Assuming for a moment that a hypothetical patient with a defective activating deiodinase does exist, what would such a patient exhibit in his/her thyroid profile that would prompt us to suspect of such a defect? For example, would such a patient exhibit low serum T3? The short answer is: probably not, at least based on the findings obtained in mice that do have a defect in D1 and/or D2 enzymes.
In fact, mice with a defect in D1 occur naturally (C3H mice) and they have normal serum T3. In addition, mice that have been created by scientists to lack D1, D2 or both D1 and D2, also have normal serum T3 (Christoffolete et al, Endocrinology, 2007). The studies indicate that for as long as the thyroid gland is functioning properly, a deiodinase defect is compensated for by increased thyroidal secretion of T3. A byproduct of this compensatory response is an elevation in serum levels of TSH and T4, which do not seem to be clinically relevant.
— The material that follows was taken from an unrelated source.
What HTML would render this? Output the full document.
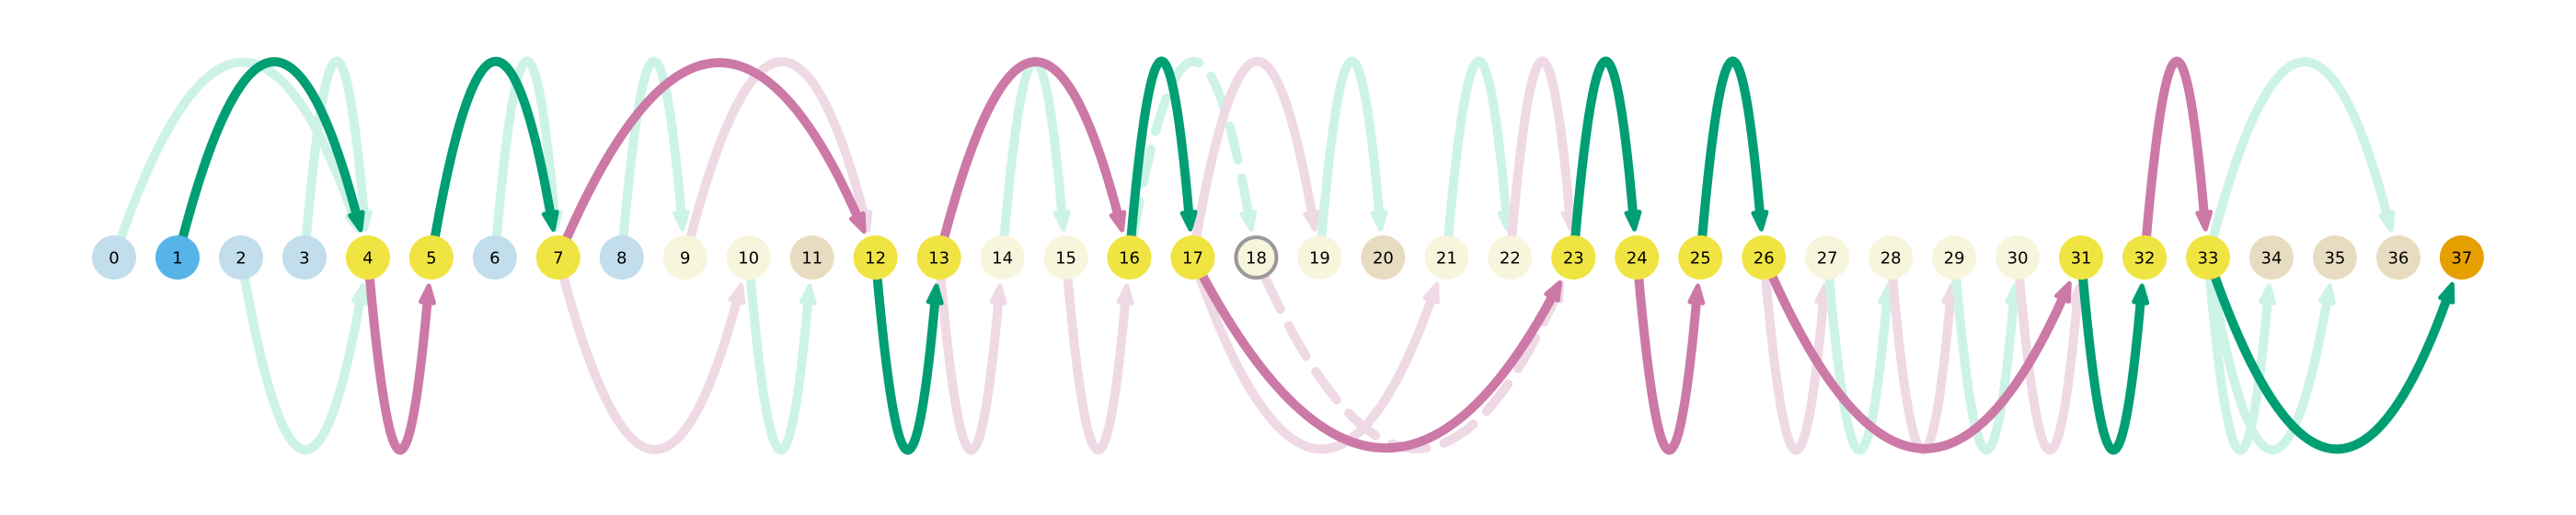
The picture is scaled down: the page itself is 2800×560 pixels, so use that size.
<!DOCTYPE html>
<html><head><meta charset="utf-8">
<style>
html,body{margin:0;padding:0;background:#fff;}
svg{display:block;}
text{font-family:"DejaVu Sans","Liberation Sans",sans-serif;}
</style></head>
<body>
<svg id="chart" width="2800" height="560" viewBox="0 0 2800 560" xmlns="http://www.w3.org/2000/svg">
<g id="edges"></g>
<g id="nodes"></g>
</svg>
<script>
// Node categories (color class per node index 0..37)
const nodeKinds = ["lb","b","lb","lb","y","y","lb","y","lb","c","c","t","y","y","c","c","y","y","r","c","t","c","c","y","y","y","y","c","c","c","c","y","y","y","t","t","t","o"];
// Edges
const edgeFrom  = [0,1,3,5,6,7,8,9,2,4,7,10,12,13,14,16,16,17,19,21,22,23,25,13,15,17,17,18,24,26,26,27,28,29,30,31,32,33,33,33,33];
const edgeTo    = [4,4,4,7,7,12,9,12,4,5,10,11,13,16,15,17,18,19,20,22,23,24,26,14,16,21,23,23,25,27,31,28,29,30,31,32,33,36,34,35,37];
const edgeSide  = ["t","t","t","t","t","t","t","t","b","b","b","b","b","t","t","t","t","t","t","t","t","t","t","b","b","b","b","b","b","b","b","b","b","b","b","b","t","t","b","b","b"];
const edgeStyle = ["fg","G","fg","G","fg","P","fg","fp","fg","P","fp","fg","G","P","fg","G","fgd","fp","fg","fg","fp","G","G","fp","fp","fp","P","fpd","P","fp","P","fg","fp","fg","fp","G","P","fg","fg","fg","G"];

const X0 = 124, DX = 68.97, CY = 280, R = 24;
const xOf = i => X0 + i * DX;
const colors = {lb:"#C2DDEB", b:"#56B4E9", y:"#F0E442", c:"#F7F5DC", t:"#E8DCC0", o:"#E69F00", r:"#F7F5DC"};
const strokeCol = {fg:"#CDF3E7", fgd:"#CDF3E7", fp:"#EFD9E5", fpd:"#EFD9E5", G:"#009E73", P:"#CC79A7"};
const NS = "http://www.w3.org/2000/svg";
const eg = document.getElementById("edges"), ng = document.getElementById("nodes");

function drawEdge(k) {
  const x1 = xOf(edgeFrom[k]), x2 = xOf(edgeTo[k]);
  const top = edgeSide[k] === "t";
  const cx = (x1 + x2) / 2, cyc = top ? -110 : 662;
  const unit = (ax, ay) => { const dx = cx - ax, dy = cyc - ay, n = Math.hypot(dx, dy); return [dx / n, dy / n]; };
  const [ux1, uy1] = unit(x1, CY), [ux2, uy2] = unit(x2, CY);
  const sx = x1 + ux1 * R, sy = CY + uy1 * R;
  const tx = x2 + ux2 * 31, ty = CY + uy2 * 31;
  const AL = 18;
  const bx = tx + ux2 * AL, by = ty + uy2 * AL;
  const col = strokeCol[edgeStyle[k]];
  const path = document.createElementNS(NS, "path");
  path.setAttribute("d", `M${sx},${sy} Q${cx},${cyc} ${bx},${by}`);
  path.setAttribute("fill", "none");
  path.setAttribute("stroke", col);
  path.setAttribute("stroke-width", "10");
  path.setAttribute("stroke-linecap", "round");
  if (edgeStyle[k].endsWith("d")) path.setAttribute("stroke-dasharray", "38 20");
  
  
  eg.appendChild(path);
  const px = -uy2, py = ux2, W = 7;
  const poly = document.createElementNS(NS, "polygon");
  poly.setAttribute("points", `${tx},${ty} ${bx + px * W},${by + py * W} ${bx - px * W},${by - py * W}`);
  poly.setAttribute("fill", col);
  poly.setAttribute("stroke", col);
  poly.setAttribute("stroke-width", "5");
  poly.setAttribute("stroke-linejoin", "round");
  
  
  eg.appendChild(poly);
}
const order = [];
edgeStyle.forEach((s, k) => { if (s.startsWith("f")) order.push(k); });
edgeStyle.forEach((s, k) => { if (!s.startsWith("f")) order.push(k); });
order.forEach(drawEdge);

nodeKinds.forEach((kind, i) => {
  const g = document.createElementNS(NS, "g");
  
  
  const c = document.createElementNS(NS, "circle");
  c.setAttribute("cx", xOf(i)); c.setAttribute("cy", CY);
  c.setAttribute("r", kind === "r" ? R - 2 : R);
  c.setAttribute("fill", colors[kind]);
  if (kind === "r") { c.setAttribute("stroke", "#999999"); c.setAttribute("stroke-width", "4"); }
  g.appendChild(c);
  const t = document.createElementNS(NS, "text");
  t.setAttribute("x", xOf(i)); t.setAttribute("y", CY + 6.5);
  t.setAttribute("text-anchor", "middle");
  t.setAttribute("font-size", "18");
  t.setAttribute("fill", "#000");
  t.textContent = i;
  g.appendChild(t);
  ng.appendChild(g);
});
</script>
</body></html>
These findings illustrate the ability of the hypothalamus-pituitary-thyroid axis to compensate for a defect in conversion of T4 to T3, even when the deiodinase defect is selectively targeted to pituitary gland (Fonseca et al, J Clin Invest, 2013). Thus, it is very unlikely that low serum T3 could be explained by a genetic defect in either activating deiodinase.
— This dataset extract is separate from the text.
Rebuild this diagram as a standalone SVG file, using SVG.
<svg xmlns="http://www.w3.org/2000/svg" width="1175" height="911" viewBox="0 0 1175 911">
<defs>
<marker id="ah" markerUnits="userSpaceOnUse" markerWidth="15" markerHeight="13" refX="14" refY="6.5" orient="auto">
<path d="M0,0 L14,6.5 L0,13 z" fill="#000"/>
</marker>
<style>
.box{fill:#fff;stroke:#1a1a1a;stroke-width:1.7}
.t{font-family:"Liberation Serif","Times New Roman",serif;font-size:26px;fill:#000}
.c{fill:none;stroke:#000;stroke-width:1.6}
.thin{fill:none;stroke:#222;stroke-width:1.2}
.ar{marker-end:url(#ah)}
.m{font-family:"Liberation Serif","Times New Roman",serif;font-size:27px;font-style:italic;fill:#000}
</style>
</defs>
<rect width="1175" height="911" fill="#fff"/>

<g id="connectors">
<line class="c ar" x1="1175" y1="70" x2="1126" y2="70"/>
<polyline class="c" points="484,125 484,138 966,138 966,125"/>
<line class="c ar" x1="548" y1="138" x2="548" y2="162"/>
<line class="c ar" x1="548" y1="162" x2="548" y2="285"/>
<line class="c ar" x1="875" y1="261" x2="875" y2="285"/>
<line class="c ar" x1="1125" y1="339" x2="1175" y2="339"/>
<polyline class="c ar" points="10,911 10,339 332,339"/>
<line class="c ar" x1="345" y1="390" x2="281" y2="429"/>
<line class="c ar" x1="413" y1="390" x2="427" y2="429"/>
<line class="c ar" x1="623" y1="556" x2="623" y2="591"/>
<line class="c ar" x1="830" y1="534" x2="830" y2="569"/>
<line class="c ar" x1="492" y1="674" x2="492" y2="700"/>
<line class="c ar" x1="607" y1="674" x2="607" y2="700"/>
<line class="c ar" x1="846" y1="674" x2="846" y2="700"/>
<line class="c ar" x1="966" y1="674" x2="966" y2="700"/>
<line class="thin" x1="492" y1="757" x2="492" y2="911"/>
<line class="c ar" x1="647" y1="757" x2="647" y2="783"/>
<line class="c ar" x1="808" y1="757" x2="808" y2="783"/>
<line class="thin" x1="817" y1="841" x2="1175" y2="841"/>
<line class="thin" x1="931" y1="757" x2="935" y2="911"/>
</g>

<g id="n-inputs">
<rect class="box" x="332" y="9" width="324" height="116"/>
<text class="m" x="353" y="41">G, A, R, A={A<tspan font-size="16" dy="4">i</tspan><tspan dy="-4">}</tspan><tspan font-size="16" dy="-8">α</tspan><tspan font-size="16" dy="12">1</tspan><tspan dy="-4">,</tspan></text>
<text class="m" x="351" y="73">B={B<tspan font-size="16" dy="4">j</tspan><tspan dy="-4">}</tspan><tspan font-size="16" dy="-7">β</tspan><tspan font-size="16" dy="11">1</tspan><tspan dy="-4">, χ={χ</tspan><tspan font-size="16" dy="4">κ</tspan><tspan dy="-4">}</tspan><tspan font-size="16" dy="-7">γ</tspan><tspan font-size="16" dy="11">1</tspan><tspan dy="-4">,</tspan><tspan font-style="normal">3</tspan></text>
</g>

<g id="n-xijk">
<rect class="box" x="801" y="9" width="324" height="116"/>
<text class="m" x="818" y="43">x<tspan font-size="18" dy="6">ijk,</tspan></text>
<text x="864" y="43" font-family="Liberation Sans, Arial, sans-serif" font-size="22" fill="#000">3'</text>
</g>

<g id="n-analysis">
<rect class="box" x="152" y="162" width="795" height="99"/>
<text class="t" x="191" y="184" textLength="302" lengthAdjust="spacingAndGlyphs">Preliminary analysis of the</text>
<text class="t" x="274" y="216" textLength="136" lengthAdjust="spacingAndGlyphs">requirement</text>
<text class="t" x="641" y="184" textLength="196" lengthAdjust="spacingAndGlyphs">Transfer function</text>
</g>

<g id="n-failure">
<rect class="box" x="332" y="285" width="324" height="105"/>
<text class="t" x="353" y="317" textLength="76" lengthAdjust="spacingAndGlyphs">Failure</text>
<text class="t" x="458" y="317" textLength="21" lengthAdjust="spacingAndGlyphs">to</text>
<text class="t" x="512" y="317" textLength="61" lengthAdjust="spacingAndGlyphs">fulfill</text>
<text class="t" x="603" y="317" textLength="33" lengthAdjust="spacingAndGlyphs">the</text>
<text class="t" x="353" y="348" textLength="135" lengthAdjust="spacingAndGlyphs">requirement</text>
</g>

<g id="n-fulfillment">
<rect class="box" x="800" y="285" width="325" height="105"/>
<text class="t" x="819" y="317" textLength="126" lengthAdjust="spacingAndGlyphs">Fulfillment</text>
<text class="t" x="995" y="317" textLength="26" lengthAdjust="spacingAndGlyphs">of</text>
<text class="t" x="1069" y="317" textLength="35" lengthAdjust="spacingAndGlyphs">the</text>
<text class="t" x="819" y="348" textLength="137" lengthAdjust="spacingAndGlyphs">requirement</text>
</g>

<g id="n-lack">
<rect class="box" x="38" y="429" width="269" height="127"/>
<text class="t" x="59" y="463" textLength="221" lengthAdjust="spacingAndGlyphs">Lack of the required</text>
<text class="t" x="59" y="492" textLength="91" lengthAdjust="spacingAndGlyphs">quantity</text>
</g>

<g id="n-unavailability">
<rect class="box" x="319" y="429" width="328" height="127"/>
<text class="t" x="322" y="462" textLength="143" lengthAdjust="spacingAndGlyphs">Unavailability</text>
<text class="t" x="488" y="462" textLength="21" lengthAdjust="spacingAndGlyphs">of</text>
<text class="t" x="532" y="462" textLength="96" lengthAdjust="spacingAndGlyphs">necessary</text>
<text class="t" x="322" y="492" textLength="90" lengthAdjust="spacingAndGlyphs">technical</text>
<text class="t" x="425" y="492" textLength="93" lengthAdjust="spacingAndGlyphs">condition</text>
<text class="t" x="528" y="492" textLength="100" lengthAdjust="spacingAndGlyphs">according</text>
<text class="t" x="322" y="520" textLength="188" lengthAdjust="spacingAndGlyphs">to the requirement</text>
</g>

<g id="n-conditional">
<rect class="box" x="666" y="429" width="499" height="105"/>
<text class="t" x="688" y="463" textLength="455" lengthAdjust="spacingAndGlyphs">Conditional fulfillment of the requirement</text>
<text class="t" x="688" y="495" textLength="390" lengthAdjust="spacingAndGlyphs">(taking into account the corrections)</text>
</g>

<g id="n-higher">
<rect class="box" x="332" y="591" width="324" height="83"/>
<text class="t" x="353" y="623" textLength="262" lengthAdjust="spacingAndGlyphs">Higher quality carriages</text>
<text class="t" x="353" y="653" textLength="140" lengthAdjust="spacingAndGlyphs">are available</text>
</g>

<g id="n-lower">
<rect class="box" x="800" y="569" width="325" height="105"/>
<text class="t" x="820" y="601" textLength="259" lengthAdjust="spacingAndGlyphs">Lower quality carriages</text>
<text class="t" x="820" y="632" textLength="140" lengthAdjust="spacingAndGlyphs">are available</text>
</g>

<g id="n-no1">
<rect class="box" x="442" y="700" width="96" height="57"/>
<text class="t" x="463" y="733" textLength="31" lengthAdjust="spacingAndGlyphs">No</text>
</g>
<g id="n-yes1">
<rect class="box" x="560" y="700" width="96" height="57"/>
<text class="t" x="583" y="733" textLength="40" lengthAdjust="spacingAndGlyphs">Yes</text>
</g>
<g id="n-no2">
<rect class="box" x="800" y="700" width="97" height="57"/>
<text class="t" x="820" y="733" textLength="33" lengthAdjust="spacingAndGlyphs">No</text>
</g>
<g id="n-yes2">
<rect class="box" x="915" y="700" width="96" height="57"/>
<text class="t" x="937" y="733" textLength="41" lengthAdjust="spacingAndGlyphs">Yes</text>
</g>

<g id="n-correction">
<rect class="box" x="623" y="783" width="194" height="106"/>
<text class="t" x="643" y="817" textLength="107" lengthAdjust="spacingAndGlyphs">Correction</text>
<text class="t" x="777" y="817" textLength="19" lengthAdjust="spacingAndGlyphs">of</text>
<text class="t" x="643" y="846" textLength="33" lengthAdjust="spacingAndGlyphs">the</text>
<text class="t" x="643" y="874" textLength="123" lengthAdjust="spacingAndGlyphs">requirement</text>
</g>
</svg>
Of note, three families have been reported as having a global defect in the synthesis of all selenoproteins, including the three deiodinases, which results in slightly decreased serum T3 (Dumitrescu et al, Nat Genet, 2005). This is a rare condition – less than 10 individuals affected worldwide – that is unlikely to explain cases of low serum T3. In fact, low serum levels of T3 are more likely to be explained by caloric restriction, severe illness or caused by medications such as acute treatment with amiodarone, adrenal steroids or radiographic contrasts.
If a healthy thyroid gland plays such an important role in keeping a normal serum T3 in the case of a deiodinase defect, what should we expect in patients that no longer have a functional thyroid gland, such as in the case of patients that underwent surgical thyroidectomy, ablation with radioactive iodide or lost their thyroid to Hashimoto’s thyroiditis? Unfortunately, we have no pre-clinical or clinical data regarding this question but it seems logical to assume that patients with an activating deiodinase defect might exhibit low serum levels of T3, even as the serum TSH and T4 are normal. We definitively need more studies to address this important question.